Saturday, May 18, 2024

Cotton Legacy Endures

daniel baxley I am a third-generation farmer in Dillon, South Carolina. The farm began as a dairy and tobacco operation and remained that way until the 1980s. My father, Roy Baxley, grew the farm and converted it to all row crops, consisting of cotton, peanuts, corn, soybeans and wheat.

My dad gave me my love for farming, especially cotton. Growing up on the farm, I remember going out to the fields when I was very young and riding on a combine or cotton picker until I fell asleep as many farm kids recall.

They couldn’t keep me off the equipment. My earliest memory of cotton was during harvest when we would jump in the loaded cotton trailers. A trampoline just couldn’t compare to a wagon full of cotton!

My first job was driving a combine cutting wheat once I was out of school for summer break. I started when I was 9 years old and never looked back. I knew every year when I got out for the summer that I had farming to look forward to.

I didn’t get to help much with cotton harvest because I was in school, but I do remember spending many an hour pulling and chopping weeds in a cotton field with my brother and sister.

My dad’s favorite crop was always cotton and it definitely showed.

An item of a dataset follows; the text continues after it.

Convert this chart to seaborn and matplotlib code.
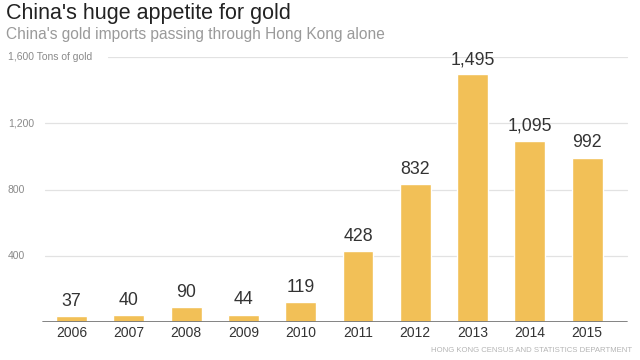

He was very involved in the industry and did whatever he could to promote the crop. Dad was named cotton farmer of the year in 1990, the year after I was born. He grew cotton and was a partner in the Minturn Cotton Co. Gin in Dillon.

Dad was also involved in the leadership side of the cotton industry with the National Cotton Council and Southern Cotton Growers. Growing up, I remember going to meetings all over the Cotton Belt with these groups. Dad did everything in his power to aid the production of American cotton and help the people who made a living growing it.

I always tried to be around the farm as much as I could even when I was in high school and college. I learned little things from my dad along the way, such as planting cottonseed with a shallow depth to prevent crusting and going through a cotton picker with a fine-tooth comb, replacing worn spindles when needed.

He took pride in how well the pickers would clean the stalks in good cotton. I gained all the farming knowledge I could while I was in school. After I graduated college, I had one summer and harvest working with my dad that I wouldn’t trade for anything.

I took over the farm at 23 after my dad passed away and was extremely green to many aspects of running an operation. Before taking over, I pretty much just ran equipment and did other odd and end jobs that a farm employee would normally do. I had no idea how much went into farming.

I had to figure out how to keep soil fertility in check, select varieties that work the best on certain soils, manage employees, keep up with equipment, and so on.

I had a lot of help from different farmers and other people in the industry when I started on my own. My dad’s friend and neighboring farmer, Frank Rogers, was a tremendous help in getting me established and comfortable farming on my own. I owe a lot of my success to Frank’s willingness to help an inexperienced young farmer.

As bad as the situation was for my family and me, it showed how tight-knit our farming community can be. I am extremely grateful for all the people I have been able to lean on for advice over the years.

I still really enjoy growing cotton, and it continues to be the predominant crop on our farm. It is a demanding and challenging crop to grow, especially with the weather South Carolina has had in the past five years. Still, even after all of the adversity, nothing beats the reward of seeing a beautiful cotton crop harvested after a years’ worth of work and dedication getting it there.